Ao se pronunciar em nome da Liderança do Partido dos Trabalhadores, o deputado Rogério Correia criticou a celeridade que o presidente da Câmara, deputado Arthur Lira (PP-AL) está dando à análise da proposta.

“Ele (Arthur Lira) já determinou quem vai ser o presidente, quem vai ser o relator antes de ser aprovado na Comissão de Constituição e Justiça. Então, é uma pressa que se dá exatamente nesse período de pandemia, correndo o risco de que esse debate não seja realizado com a precisão e a necessidade que ele tem, e sim através do tratoraço”, alertou o deputado, se referindo às denúncias veiculadas pelo jornal O Estado de S. Paulo neste domingo (9)
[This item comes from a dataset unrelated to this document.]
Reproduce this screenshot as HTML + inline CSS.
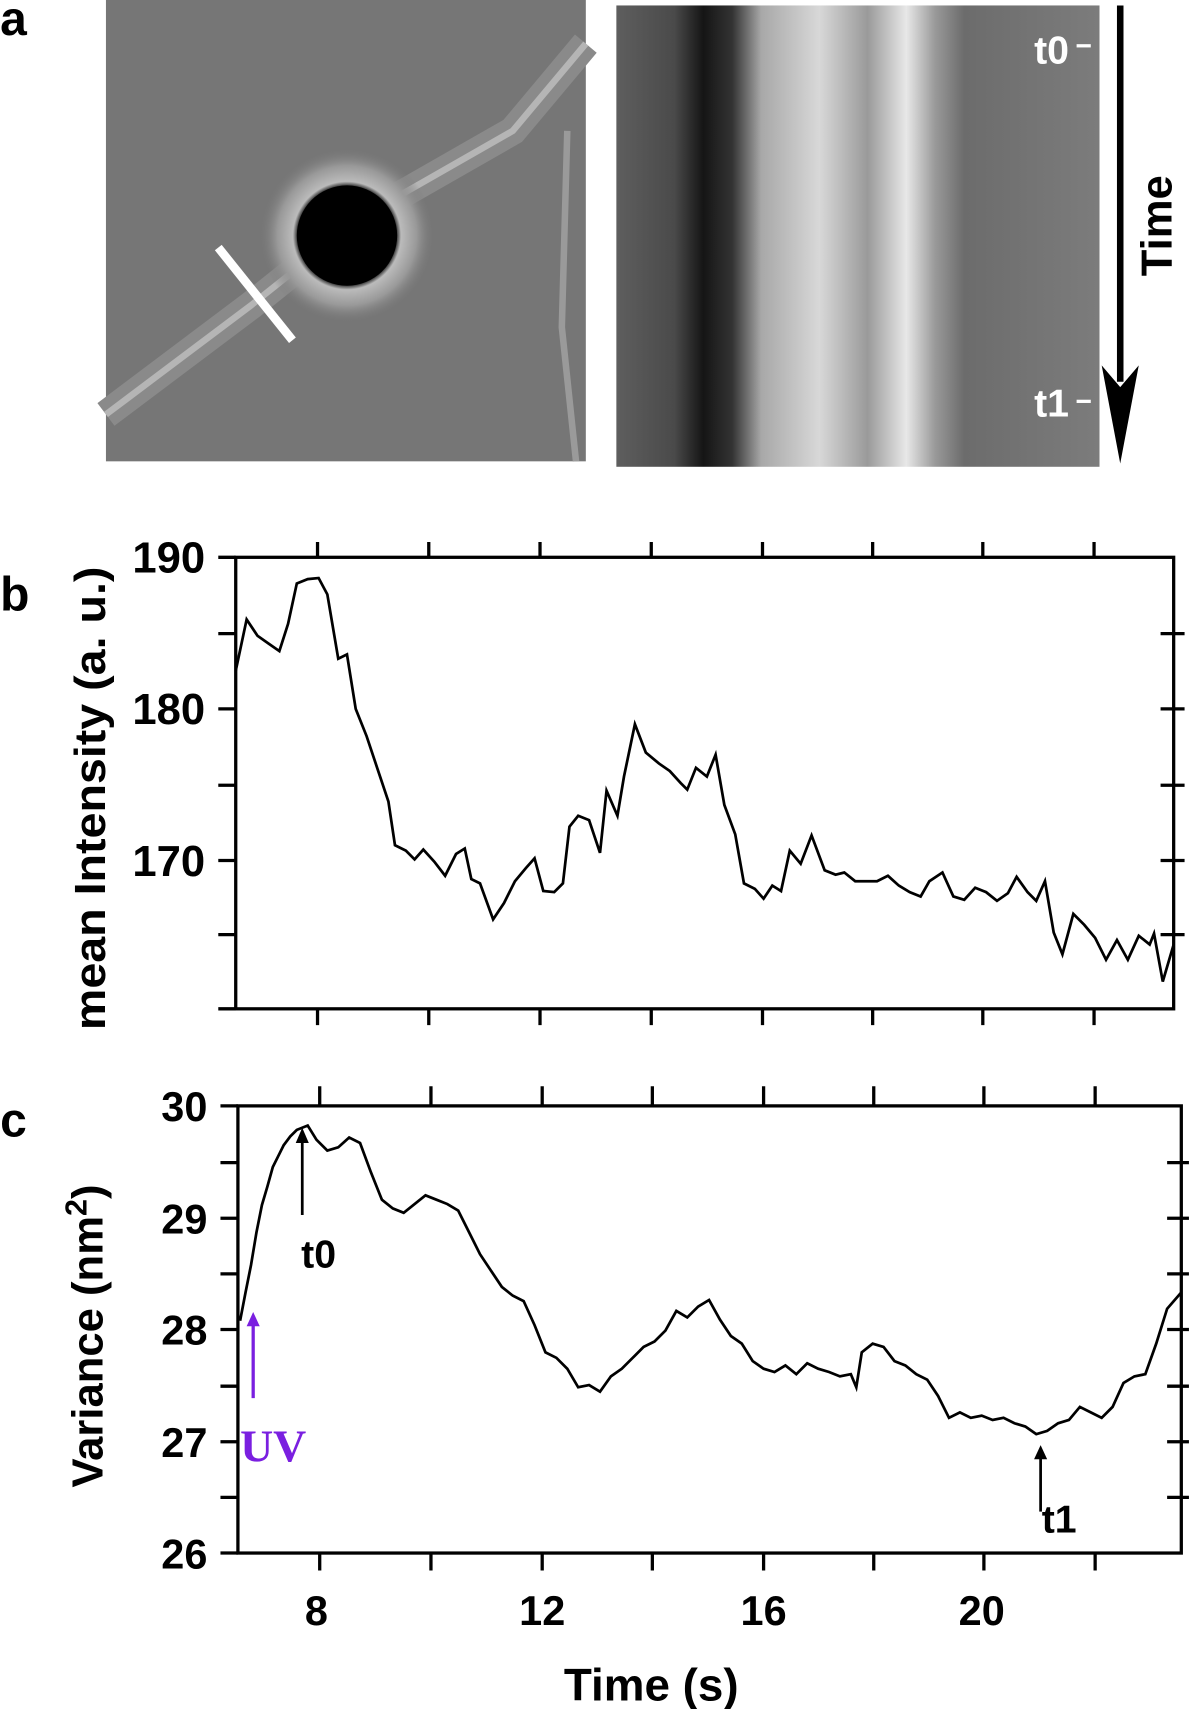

Para Rogério Correia, essa “pressa” será a oportunidade de esclarecer como funciona isso. “Isto porque, as denúncias desse fim de semana colocam um orçamento secreto de R$ 3 bilhões em emendas para parte de deputados privilegiado para dar sustentação ao governo. Então, isso coloca em xeque se nós não fizermos um debate aprofundado desta emenda constitucional com todos esses problemas e polêmicos que estão colocados”, argumentou o parlamentar mineiro.

Rejeição da PEC

Rogério Correia também é da opinião que a PEC 32 fere os princípios constitucionais e, portanto, não poderia ser aceita pela Câmara dos Deputados. “É uma emenda constitucional completamente nefasta. Ela modifica a alma da Constituição 1988 e tinha que ser devolvida. O presidente da Câmara não devia sequer ter recebido isso”, criticou.

“Eu chamo a atenção dos deputados e deputadas, que talvez vão aprovar isso. Essa reforma não terá a menor guarida do Senado. Os senadores não vão aprová-la, vai ser um desgaste”,  afirmou Rogério Correia.